▶ [WRITTEN TASK]
Reproduce the listing verbatim.

○ ○ ○ ○

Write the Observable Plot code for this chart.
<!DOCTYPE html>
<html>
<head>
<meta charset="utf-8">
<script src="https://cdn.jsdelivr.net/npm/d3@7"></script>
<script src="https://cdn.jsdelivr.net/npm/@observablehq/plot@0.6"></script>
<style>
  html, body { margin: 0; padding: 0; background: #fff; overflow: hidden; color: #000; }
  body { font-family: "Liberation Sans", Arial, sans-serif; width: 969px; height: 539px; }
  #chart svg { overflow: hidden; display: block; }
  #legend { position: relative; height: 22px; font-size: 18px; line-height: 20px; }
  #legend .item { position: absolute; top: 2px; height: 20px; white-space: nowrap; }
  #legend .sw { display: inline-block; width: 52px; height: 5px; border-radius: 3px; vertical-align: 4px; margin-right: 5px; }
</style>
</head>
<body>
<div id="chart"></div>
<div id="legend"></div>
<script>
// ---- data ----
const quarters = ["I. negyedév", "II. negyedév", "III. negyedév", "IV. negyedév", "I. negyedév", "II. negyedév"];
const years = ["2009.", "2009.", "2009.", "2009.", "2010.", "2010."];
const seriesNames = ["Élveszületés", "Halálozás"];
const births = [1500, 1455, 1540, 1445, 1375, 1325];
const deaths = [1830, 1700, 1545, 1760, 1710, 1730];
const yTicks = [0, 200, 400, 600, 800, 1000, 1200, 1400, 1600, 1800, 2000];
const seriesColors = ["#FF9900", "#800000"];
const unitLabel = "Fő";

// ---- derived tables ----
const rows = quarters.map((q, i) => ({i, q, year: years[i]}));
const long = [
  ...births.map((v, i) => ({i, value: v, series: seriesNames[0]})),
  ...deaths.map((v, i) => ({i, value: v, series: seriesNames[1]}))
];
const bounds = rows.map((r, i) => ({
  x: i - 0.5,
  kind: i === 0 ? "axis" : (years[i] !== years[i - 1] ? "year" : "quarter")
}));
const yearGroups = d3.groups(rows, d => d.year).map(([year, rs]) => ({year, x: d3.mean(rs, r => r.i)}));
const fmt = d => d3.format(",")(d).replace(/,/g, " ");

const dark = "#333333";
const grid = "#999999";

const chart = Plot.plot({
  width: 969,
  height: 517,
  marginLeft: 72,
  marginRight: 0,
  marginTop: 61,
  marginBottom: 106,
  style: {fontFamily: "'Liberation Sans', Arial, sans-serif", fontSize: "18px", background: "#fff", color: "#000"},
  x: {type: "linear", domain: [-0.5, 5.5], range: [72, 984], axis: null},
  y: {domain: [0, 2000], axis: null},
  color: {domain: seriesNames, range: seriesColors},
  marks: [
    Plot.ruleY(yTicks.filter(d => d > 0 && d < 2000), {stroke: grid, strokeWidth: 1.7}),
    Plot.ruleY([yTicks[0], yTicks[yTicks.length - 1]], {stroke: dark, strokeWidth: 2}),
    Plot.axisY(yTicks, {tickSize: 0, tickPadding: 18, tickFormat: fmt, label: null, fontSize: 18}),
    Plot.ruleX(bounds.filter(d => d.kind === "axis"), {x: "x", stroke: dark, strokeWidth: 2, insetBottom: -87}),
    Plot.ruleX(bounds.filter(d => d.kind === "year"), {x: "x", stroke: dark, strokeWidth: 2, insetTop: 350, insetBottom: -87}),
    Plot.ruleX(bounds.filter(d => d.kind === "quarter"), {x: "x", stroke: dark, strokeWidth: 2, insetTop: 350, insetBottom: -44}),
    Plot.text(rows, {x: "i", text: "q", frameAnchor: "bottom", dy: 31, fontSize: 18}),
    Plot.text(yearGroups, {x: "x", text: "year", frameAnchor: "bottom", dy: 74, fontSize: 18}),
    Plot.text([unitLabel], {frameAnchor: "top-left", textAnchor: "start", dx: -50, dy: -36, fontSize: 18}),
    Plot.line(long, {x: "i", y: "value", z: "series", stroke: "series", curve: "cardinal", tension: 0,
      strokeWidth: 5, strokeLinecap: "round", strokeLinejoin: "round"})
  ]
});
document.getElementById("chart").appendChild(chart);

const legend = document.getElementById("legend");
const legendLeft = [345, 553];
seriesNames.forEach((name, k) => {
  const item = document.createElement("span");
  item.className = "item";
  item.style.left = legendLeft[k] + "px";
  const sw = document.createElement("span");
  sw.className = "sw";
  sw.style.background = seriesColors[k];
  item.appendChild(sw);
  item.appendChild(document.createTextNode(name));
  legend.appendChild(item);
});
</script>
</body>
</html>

○ ○ ○ ○

▶ [EXERCISE RESULT]
Write the Observable Plot code for this chart.
<!DOCTYPE html>
<html>
<head>
<meta charset="utf-8">
<script src="https://cdn.jsdelivr.net/npm/d3@7"></script>
<script src="https://cdn.jsdelivr.net/npm/@observablehq/plot@0.6"></script>
<style>
  html, body { margin: 0; padding: 0; background: #fff; overflow: hidden; color: #000; }
  body { font-family: "Liberation Sans", Arial, sans-serif; width: 969px; height: 539px; }
  #chart svg { overflow: hidden; display: block; }
  #legend { position: relative; height: 22px; font-size: 18px; line-height: 20px; }
  #legend .item { position: absolute; top: 2px; height: 20px; white-space: nowrap; }
  #legend .sw { display: inline-block; width: 52px; height: 5px; border-radius: 3px; vertical-align: 4px; margin-right: 5px; }
</style>
</head>
<body>
<div id="chart"></div>
<div id="legend"></div>
<script>
// ---- data ----
const quarters = ["I. negyedév", "II. negyedév", "III. negyedév", "IV. negyedév", "I. negyedév", "II. negyedév"];
const years = ["2009.", "2009.", "2009.", "2009.", "2010.", "2010."];
const seriesNames = ["Élveszületés", "Halálozás"];
const births = [1500, 1455, 1540, 1445, 1375, 1325];
const deaths = [1830, 1700, 1545, 1760, 1710, 1730];
const yTicks = [0, 200, 400, 600, 800, 1000, 1200, 1400, 1600, 1800, 2000];
const seriesColors = ["#FF9900", "#800000"];
const unitLabel = "Fő";

// ---- derived tables ----
const rows = quarters.map((q, i) => ({i, q, year: years[i]}));
const long = [
  ...births.map((v, i) => ({i, value: v, series: seriesNames[0]})),
  ...deaths.map((v, i) => ({i, value: v, series: seriesNames[1]}))
];
const bounds = rows.map((r, i) => ({
  x: i - 0.5,
  kind: i === 0 ? "axis" : (years[i] !== years[i - 1] ? "year" : "quarter")
}));
const yearGroups = d3.groups(rows, d => d.year).map(([year, rs]) => ({year, x: d3.mean(rs, r => r.i)}));
const fmt = d => d3.format(",")(d).replace(/,/g, " ");

const dark = "#333333";
const grid = "#999999";

const chart = Plot.plot({
  width: 969,
  height: 517,
  marginLeft: 72,
  marginRight: 0,
  marginTop: 61,
  marginBottom: 106,
  style: {fontFamily: "'Liberation Sans', Arial, sans-serif", fontSize: "18px", background: "#fff", color: "#000"},
  x: {type: "linear", domain: [-0.5, 5.5], range: [72, 984], axis: null},
  y: {domain: [0, 2000], axis: null},
  color: {domain: seriesNames, range: seriesColors},
  marks: [
    Plot.ruleY(yTicks.filter(d => d > 0 && d < 2000), {stroke: grid, strokeWidth: 1.7}),
    Plot.ruleY([yTicks[0], yTicks[yTicks.length - 1]], {stroke: dark, strokeWidth: 2}),
    Plot.axisY(yTicks, {tickSize: 0, tickPadding: 18, tickFormat: fmt, label: null, fontSize: 18}),
    Plot.ruleX(bounds.filter(d => d.kind === "axis"), {x: "x", stroke: dark, strokeWidth: 2, insetBottom: -87}),
    Plot.ruleX(bounds.filter(d => d.kind === "year"), {x: "x", stroke: dark, strokeWidth: 2, insetTop: 350, insetBottom: -87}),
    Plot.ruleX(bounds.filter(d => d.kind === "quarter"), {x: "x", stroke: dark, strokeWidth: 2, insetTop: 350, insetBottom: -44}),
    Plot.text(rows, {x: "i", text: "q", frameAnchor: "bottom", dy: 31, fontSize: 18}),
    Plot.text(yearGroups, {x: "x", text: "year", frameAnchor: "bottom", dy: 74, fontSize: 18}),
    Plot.text([unitLabel], {frameAnchor: "top-left", textAnchor: "start", dx: -50, dy: -36, fontSize: 18}),
    Plot.line(long, {x: "i", y: "value", z: "series", stroke: "series", curve: "cardinal", tension: 0,
      strokeWidth: 5, strokeLinecap: "round", strokeLinejoin: "round"})
  ]
});
document.getElementById("chart").appendChild(chart);

const legend = document.getElementById("legend");
const legendLeft = [345, 553];
seriesNames.forEach((name, k) => {
  const item = document.createElement("span");
  item.className = "item";
  item.style.left = legendLeft[k] + "px";
  const sw = document.createElement("span");
  sw.className = "sw";
  sw.style.background = seriesColors[k];
  item.appendChild(sw);
  item.appendChild(document.createTextNode(name));
  legend.appendChild(item);
});
</script>
</body>
</html>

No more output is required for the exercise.